As we grow older the world starts to unravel in front of us. Our innocent and naive minds start to open up and suddenly we are sucked into this dark world that is laid in front of us. We are born human with human thoughts and with human sins; but thankfully Christ was set in front of us to open up the light and the path that we need to follow. Yet the older we get, the harder it becomes to see Him. Whereas these stories aren't particularly about me, I can certainly relate with some of the moments and thoughts that come with them. I remember planning to go to church and then suddenly turning around and not wanting to go. I'd rather be watching TV, or reading, or even just lurking in my own 'miserable' thoughts.
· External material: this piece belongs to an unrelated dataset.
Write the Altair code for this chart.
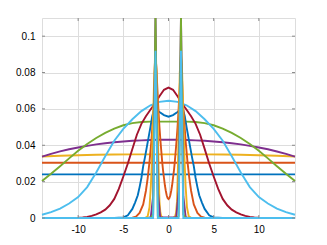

As we get older the tides change. Christ's light begins to fade, and the World's haze takes its place. Try as we must, it is a hard journey and it takes a constant thought. There is a reason that Christ's path is a narrow one, because you have to want it and you have to seek it.

The woman sat at the kitchen table and sipped at her coffee cup. Somewhere in the background she could hear the baby crying, and in the other room her husband was getting ready for church. She should be getting dressed. Inhaling, she shifted her kindle in front of her and read through the first few lines of a chapter. 
"Hey, we are leaving in ten; shouldn't you get dressed?" He asked while walking into the room--he was buttoning up his shirt. The woman took another sip of her coffee--she was so tired. 
"I think I'll stay home today. The baby is in an irritated mood." Another excuse. This had been the fourth one this month. She didn't know why he kept asking. 
He looked at her for a minute before turning away and filling up his own mug with coffee. "Yeah. Okay. Next week then." 
"Next week." She agreed. 

It is easy to get caught up with the world. It is easy to forget and to tuck Christ away. How often is it that we turn Him into a checklist? Something to cross off the list and move on with the day? Do we not realize that Christ is EVERYTHING that we could possibly need with the world? That he is of us and we should be of him? That he loves us and cares for us and protects us? That he died for us?

Guys, God is not a chore. He is not a motivational tool to pick you up only on rainy days. He is GOD. And he deserves to have a relationship with us. He deserves our enthusiasm and we will never be worthy of what he has to offer us.

Sure, we will never be as innocent as we once were as children. And we now see the pain that the world holds--but instead of looking at it as a wound, glance at this as a shift. God simply shifts from the role of 'Jesus Loves Me' sing song to the Father and protector that we all need. He is our light and he is our path and he is our way.

And finally, he will never let us go. God is relentless and he will speak to us time and time again; and it is up to us to listen. We are Christ's children and he loves us more than anything.

A girl will always be her father's 'little girl', whether or not she still wears pigtails; and we will always be God's children. It's just time for you to look up and rekindle the relationship you once had as a child. Because it's never to late.